Exercise task:
Both the line containing "Convert this diagram to TikZ code." and the line containing "(0,0) rectangle (446,557);" belong in the copy, as do all lines between them, copied exactly; pictures do not.

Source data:
┄┄┄┄┄┄┄┄┄┄

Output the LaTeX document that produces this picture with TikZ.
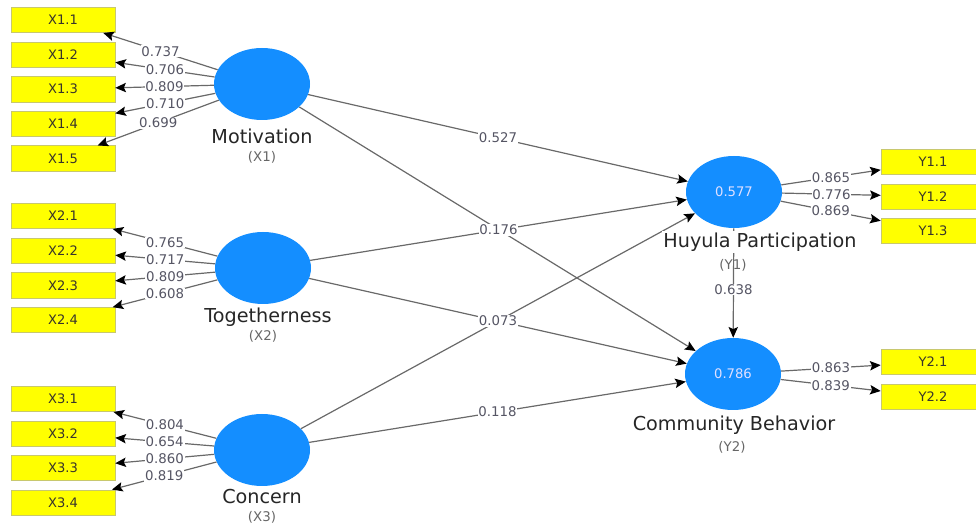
\documentclass[tikz,border=0pt]{standalone}
\usepackage{fontspec}
\setmainfont{DejaVu Sans}
\usetikzlibrary{shapes.geometric, arrows.meta}

\definecolor{lvblue}{RGB}{20,142,255}
\definecolor{mvyellow}{RGB}{255,255,0}
\definecolor{mvborder}{RGB}{200,200,110}
\definecolor{pathgray}{RGB}{105,105,105}
\definecolor{numgray}{RGB}{85,85,100}

\begin{document}
\begin{tikzpicture}[x=0.75pt, y=-0.75pt,
    latent/.style={ellipse, fill=lvblue, minimum width=72pt, minimum height=54pt, inner sep=0pt,
      text=white!88!blue, font=\fontsize{9.9}{11}\selectfont},
    indicator/.style={rectangle, draw=mvborder, fill=mvyellow, minimum width=78pt, minimum height=19pt,
      inner sep=0pt, text=black!80!olive, font=\fontsize{9.8}{11}\selectfont},
    conn/.style={draw=pathgray, line width=0.9pt, -{Stealth[length=8pt, width=7pt, inset=1.5pt, color=black]}},
    coef/.style={fill=white, inner sep=0.6pt, text=numgray, font=\fontsize{10}{11}\selectfont},
    lvname/.style={fill=white, inner sep=1pt, text=black!85, font=\fontsize{14.4}{16}\selectfont},
    lvcode/.style={inner sep=0.5pt, text=black!60, font=\fontsize{10}{11}\selectfont}]
  \useasboundingbox (0,0) rectangle (976,523);

  % latent variables
  \node[latent] (X1) at (262,84) {};
  \node[latent] (X2) at (263,268) {};
  \node[latent] (X3) at (262,450) {};
  \node[latent] (Y1) at (734,192) {0.577};
  \node[latent] (Y2) at (733,374) {0.786};

  \node[lvcode] (X1code) at (262,157) {(X1)};
  \node[lvcode] (X2code) at (263,336) {(X2)};
  \node[lvcode] (X3code) at (262,517) {(X3)};
  \node[lvcode] (Y1code) at (733,265) {(Y1)};
  \node[lvcode] (Y2code) at (732,447) {(Y2)};

  % indicators
  \node[indicator] (X11) at (63,20) {X1.1};
  \node[indicator] (X12) at (63,54.6) {X1.2};
  \node[indicator] (X13) at (63,89.2) {X1.3};
  \node[indicator] (X14) at (63,123.8) {X1.4};
  \node[indicator] (X15) at (63,158.4) {X1.5};

  \node[indicator] (X21) at (63,216) {X2.1};
  \node[indicator] (X22) at (63,250.7) {X2.2};
  \node[indicator] (X23) at (63,285.4) {X2.3};
  \node[indicator] (X24) at (63,320.1) {X2.4};

  \node[indicator] (X31) at (63,399) {X3.1};
  \node[indicator] (X32) at (63,433.5) {X3.2};
  \node[indicator] (X33) at (63,468) {X3.3};
  \node[indicator] (X34) at (63,502.5) {X3.4};

  \node[indicator] (Y11) at (933,162) {Y1.1};
  \node[indicator] (Y12) at (933,196.5) {Y1.2};
  \node[indicator] (Y13) at (933,231) {Y1.3};
  \node[indicator] (Y21) at (933,362) {Y2.1};
  \node[indicator] (Y22) at (933,397) {Y2.2};

  % outer loadings
  \path (X1) edge[conn] node[coef] {0.737} (X11);
  \path (X1) edge[conn] node[coef] {0.706} (X12);
  \path (X1) edge[conn] node[coef] {0.809} (X13);
  \path (X1) edge[conn] node[coef] {0.710} (X14);
  \path (X1) edge[conn] node[coef] {0.699} (X15);

  \path (X2) edge[conn] node[coef] {0.765} (X21);
  \path (X2) edge[conn] node[coef] {0.717} (X22);
  \path (X2) edge[conn] node[coef] {0.809} (X23);
  \path (X2) edge[conn] node[coef] {0.608} (X24);

  \path (X3) edge[conn] node[coef] {0.804} (X31);
  \path (X3) edge[conn] node[coef] {0.654} (X32);
  \path (X3) edge[conn] node[coef] {0.860} (X33);
  \path (X3) edge[conn] node[coef] {0.819} (X34);

  \path (Y1) edge[conn] node[coef] {0.865} (Y11);
  \path (Y1) edge[conn] node[coef] {0.776} (Y12);
  \path (Y1) edge[conn] node[coef] {0.869} (Y13);
  \path (Y2) edge[conn] node[coef] {0.863} (Y21);
  \path (Y2) edge[conn] node[coef] {0.839} (Y22);

  % inner model
  \path (X1) edge[conn] (Y2);
  \path (X3) edge[conn] (Y1);
  \path (X1) edge[conn] node[coef] {0.527} (Y1);
  \path (X2) edge[conn] node[coef] {0.176} (Y1);
  \path (X2) edge[conn] node[coef] {0.073} (Y2);
  \path (X3) edge[conn] node[coef] {0.118} (Y2);
  \path (Y1) edge[conn] node[coef, pos=0.56] {0.638} (Y2);

  % names on top
  \node[lvname] (X1name) at (262,136) {Motivation};
  \node[lvname] (X2name) at (268,317) {Togetherness};
  \node[lvname] (X3name) at (262,497) {Concern};
  \node[lvname] (Y1name) at (760,242) {Huyula Participation};
  \node[lvname] (Y2name) at (734,425) {Community Behavior};
\end{tikzpicture}
\end{document}
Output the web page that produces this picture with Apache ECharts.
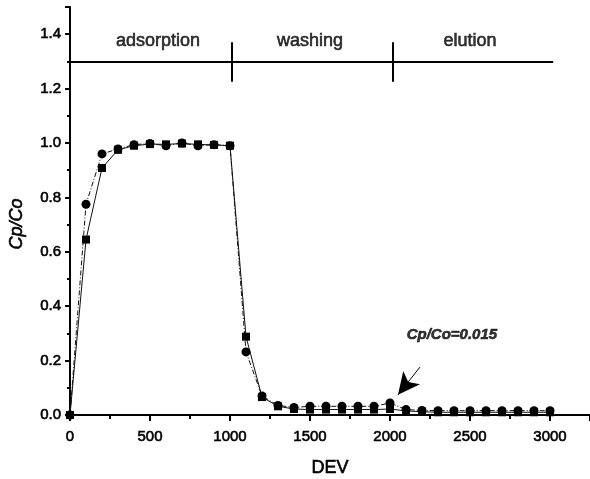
<!DOCTYPE html>
<html>
<head>
<meta charset="utf-8">
<script src="https://cdn.jsdelivr.net/npm/echarts@6/dist/echarts.min.js"></script>
<style>html,body{margin:0;padding:0;background:#fff;}#c{width:590px;height:479px;}</style>
</head>
<body>
<div id="c"></div>
<script>
var xValues = [0,100,200,300,400,500,600,700,800,900,1000,1100,1200,1300,1400,1500,1600,1700,1800,1900,2000,2100,2200,2300,2400,2500,2600,2700,2800,2900,3000];
var squareValues = [0,0.645,0.908,0.975,0.99,0.996,0.995,0.998,0.995,0.993,0.99,0.288,0.066,0.032,0.022,0.02,0.02,0.02,0.02,0.02,0.022,0.015,0.012,0.01,0.01,0.01,0.01,0.01,0.01,0.01,0.01];
var circleValues = [0,0.775,0.96,0.978,0.994,0.998,0.99,1.0,0.99,0.994,0.99,0.232,0.07,0.035,0.028,0.032,0.032,0.032,0.032,0.032,0.044,0.02,0.017,0.016,0.016,0.016,0.016,0.016,0.016,0.016,0.016];
var phaseLabels = ['adsorption','washing','elution'];
var phaseX = [550,1500,2500];
var phaseLabelY = 1.375;
var phaseLineY = 1.3;
var phaseLineEnd = 3020;
var phaseBounds = [1012,2018];
var phaseTickRange = [1.225,1.37];
var noteText = 'Cp/Co=0.015';
var notePos = [2387,0.294];
var arrowFrom = [2187,0.176];
var arrowTo = [2050,0.074];

function pairs(ys){ return xValues.map(function(x,i){ return [x, ys[i]]; }); }

var chart = echarts.init(document.getElementById('c'));
var font = 'Liberation Sans, Arial, sans-serif';
var thick = {textBorderColor:'#000',textBorderWidth:0.6};
var markLineData = [
  [{coord:[0,phaseLineY]},{coord:[phaseLineEnd,phaseLineY]}]
].concat(phaseBounds.map(function(b){ return [{coord:[b,phaseTickRange[0]]},{coord:[b,phaseTickRange[1]]}]; }));

chart.setOption({
  animation:false,
  grid:{left:70,right:0,top:7,bottom:64,outerBoundsMode:'none'},
  xAxis:{
    type:'value',min:0,max:3250,interval:500,
    name:'DEV',nameLocation:'middle',nameGap:44,
    nameTextStyle:Object.assign({fontFamily:font,fontSize:18,color:'#000'},thick),
    axisLine:{lineStyle:{color:'#000',width:2}},
    axisTick:{length:6,lineStyle:{color:'#000',width:2}},
    minorTick:{show:true,splitNumber:2,length:4,lineStyle:{color:'#000',width:2}},
    axisLabel:Object.assign({margin:14,fontFamily:font,fontSize:15,color:'#000',
      formatter:function(v){ return (v%500===0)?String(v):''; }},thick),
    splitLine:{show:false}
  },
  yAxis:{
    type:'value',min:0,max:1.5,interval:0.2,
    name:'Cp/Co',nameLocation:'middle',nameGap:44,
    nameTextStyle:Object.assign({fontFamily:font,fontSize:18,fontStyle:'italic',color:'#000',padding:[0,26,0,0]},thick),
    axisLine:{lineStyle:{color:'#000',width:2}},
    axisTick:{length:5,lineStyle:{color:'#000',width:2}},
    minorTick:{show:true,splitNumber:2,length:3,lineStyle:{color:'#000',width:2}},
    axisLabel:Object.assign({margin:9,fontFamily:font,fontSize:15,color:'#000',
      formatter:function(v){ var r=v/0.2; return Math.abs(r-Math.round(r))<1e-6 ? v.toFixed(1) : ''; }},thick),
    splitLine:{show:false}
  },
  series:[
    {
      type:'line',data:pairs(squareValues),symbol:'rect',symbolSize:8,
      itemStyle:{color:'#000'},lineStyle:{color:'#111',width:1},z:3
    },
    {
      type:'line',data:pairs(circleValues),symbol:'circle',symbolSize:9,
      itemStyle:{color:'#000'},lineStyle:{color:'#111',width:1,type:[5,2,1,2]},z:4
    },
    {
      type:'line',data:[],silent:true,
      markLine:{silent:true,symbol:['none','none'],label:{show:false},
        lineStyle:{color:'#000',width:2,type:'solid'},
        data:markLineData}
    },
    {
      type:'line',data:[],silent:true,
      markLine:{silent:true,symbol:['none','arrow'],symbolSize:[16,22],label:{show:false},
        lineStyle:{color:'#000',width:1,type:'solid'},
        data:[[{coord:arrowFrom},{coord:arrowTo}]]}
    },
    {
      type:'scatter',symbolSize:0,silent:true,
      data:phaseLabels.map(function(t,i){ return {name:t,value:[phaseX[i],phaseLabelY]}; }).concat([{name:noteText,value:notePos,label:{fontSize:15,fontWeight:'bold',fontStyle:'italic'}}]),
      label:Object.assign({show:true,position:'inside',formatter:'{b}',fontFamily:font,fontSize:18,color:'#000'},thick)
    }
  ]
});
</script>
</body>
</html>
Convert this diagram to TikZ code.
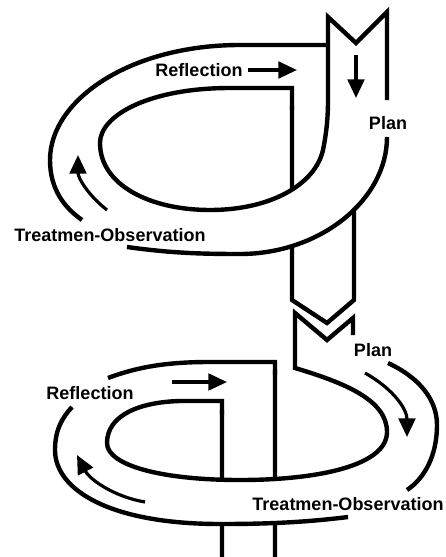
\documentclass[tikz,border=0pt]{standalone}
\usepackage{fontspec}
\setmainfont{Liberation Sans}
\usetikzlibrary{arrows.meta, positioning, intersections}

\begin{document}
\begin{tikzpicture}[
    x=0.75pt, y=-0.75pt,
    font=\bfseries\fontsize{13.5pt}{16pt}\selectfont,
    >={Triangle[length=14pt, width=12.5pt]},
    % Define styles
    band/.style={line width=3.3pt, line join=miter},
    flow/.style={->, line width=2.4pt},
    stagetext/.style={inner sep=0pt, text=black}
]
\useasboundingbox (0,0) rectangle (446,557);

% 1. Upper loop
\draw[band, name path=upInner] (292,110) -- (292,88) -- (230,88)
    .. controls (150,88) and (100,115) .. (100,143)
    .. controls (100,185) and (150,210) .. (210,210)
    .. controls (270,210) and (315,185) .. (323,150)
    .. controls (327,130) and (328,115) .. (328,100)
    -- (328,17) -- (356,43) -- (387,12) -- (387,100);
\draw[band] (329,45) -- (240,45)
    .. controls (130,45) and (50,100) .. (50,160)
    .. controls (50,190) and (65,208) .. (82,220);
\draw[band, name path=upOuterB] (127,247)
    .. controls (170,253) and (200,254) .. (240,254)
    .. controls (320,254) and (387,200) .. (387,137);

% Upper stem
\path[name path=upStem] (292,120) -- (292,240);
\path[name path=tubeStemL] (292,200) -- (292,300);
\path[name path=tubeStemR] (354,150) -- (354,300);
\path[name intersections={of=upInner and upStem, by=upJoin}];
\path[name intersections={of=upOuterB and tubeStemL, by=tubeL}];
\path[name intersections={of=upOuterB and tubeStemR, by=tubeR}];
\draw[band] (292,105) -- (upJoin);
\draw[band] (tubeL) -- (292,300) -- (327,323) -- (354,300) -- (tubeR);

% 2. Lower loop
\draw[band, name path=lowInner] (353,335) -- (353,318) -- (327,340) -- (295,313) -- (295,368)
    .. controls (345,383) and (387,400) .. (387,432)
    .. controls (387,465) and (320,480) .. (240,480)
    .. controls (160,480) and (107,465) .. (107,443)
    .. controls (107,415) and (140,402) .. (180,401)
    -- (222,401) -- (222,415);
\draw[band] (108,378) .. controls (140,366) and (170,362) .. (210,362)
    -- (275,362) -- (275,375);
\draw[band] (388,363) .. controls (420,378) and (437,400) .. (437,425)
    .. controls (437,455) and (425,478) .. (407,490);
\draw[band, name path=lowOuterB] (348,517)
    .. controls (300,523) and (260,524) .. (220,524)
    .. controls (110,524) and (55,490) .. (55,450)
    .. controls (55,430) and (62,418) .. (72,407);

% Lower stem
\path[name path=lowStemL] (222,410) -- (222,557);
\path[name path=lowStemR] (275,370) -- (275,557);
\path[name intersections={of=lowInner and lowStemL, by=lowInL}];
\path[name intersections={of=lowInner and lowStemR, by=lowInR}];
\path[name intersections={of=lowOuterB and lowStemL, by=lowOutL}];
\path[name intersections={of=lowOuterB and lowStemR, by=lowOutR}];
\draw[band] (222,410) -- (lowInL);
\draw[band] (275,370) -- (lowInR);
\draw[band] (lowOutL) -- (222,557);
\draw[band] (lowOutR) -- (275,557);

% 3. Labels
\node[stagetext] (refl1) at (199,70) {Reflection};
\node[stagetext] (plan1) at (388,123) {Plan};
\node[stagetext] (obs1) at (110,235) {Treatmen-Observation};
\node[stagetext] (plan2) at (373,350) {Plan};
\node[stagetext] (refl2) at (90,393) {Reflection};
\node[stagetext] (obs2) at (348,504) {Treatmen-Observation};

% Arrows
\draw[flow] (248,70) -- (297,70);
\draw[flow] (356,55) -- (356,98);
\draw[flow] (107,210) .. controls (88,195) and (78,178) .. (78,155);
\draw[flow] (172,382) -- (227,382);
\draw[flow] (365,373) .. controls (395,390) and (407,410) .. (407,437);
\draw[flow] (145,502) .. controls (115,497) and (90,480) .. (77,455);

\end{tikzpicture}
\end{document}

┄┄┄┄┄┄┄┄┄┄

Right answer:
Convert this diagram to TikZ code.
\documentclass[tikz,border=0pt]{standalone}
\usepackage{fontspec}
\setmainfont{Liberation Sans}
\usetikzlibrary{arrows.meta, positioning, intersections}

\begin{document}
\begin{tikzpicture}[
    x=0.75pt, y=-0.75pt,
    font=\bfseries\fontsize{13.5pt}{16pt}\selectfont,
    >={Triangle[length=14pt, width=12.5pt]},
    % Define styles
    band/.style={line width=3.3pt, line join=miter},
    flow/.style={->, line width=2.4pt},
    stagetext/.style={inner sep=0pt, text=black}
]
\useasboundingbox (0,0) rectangle (446,557);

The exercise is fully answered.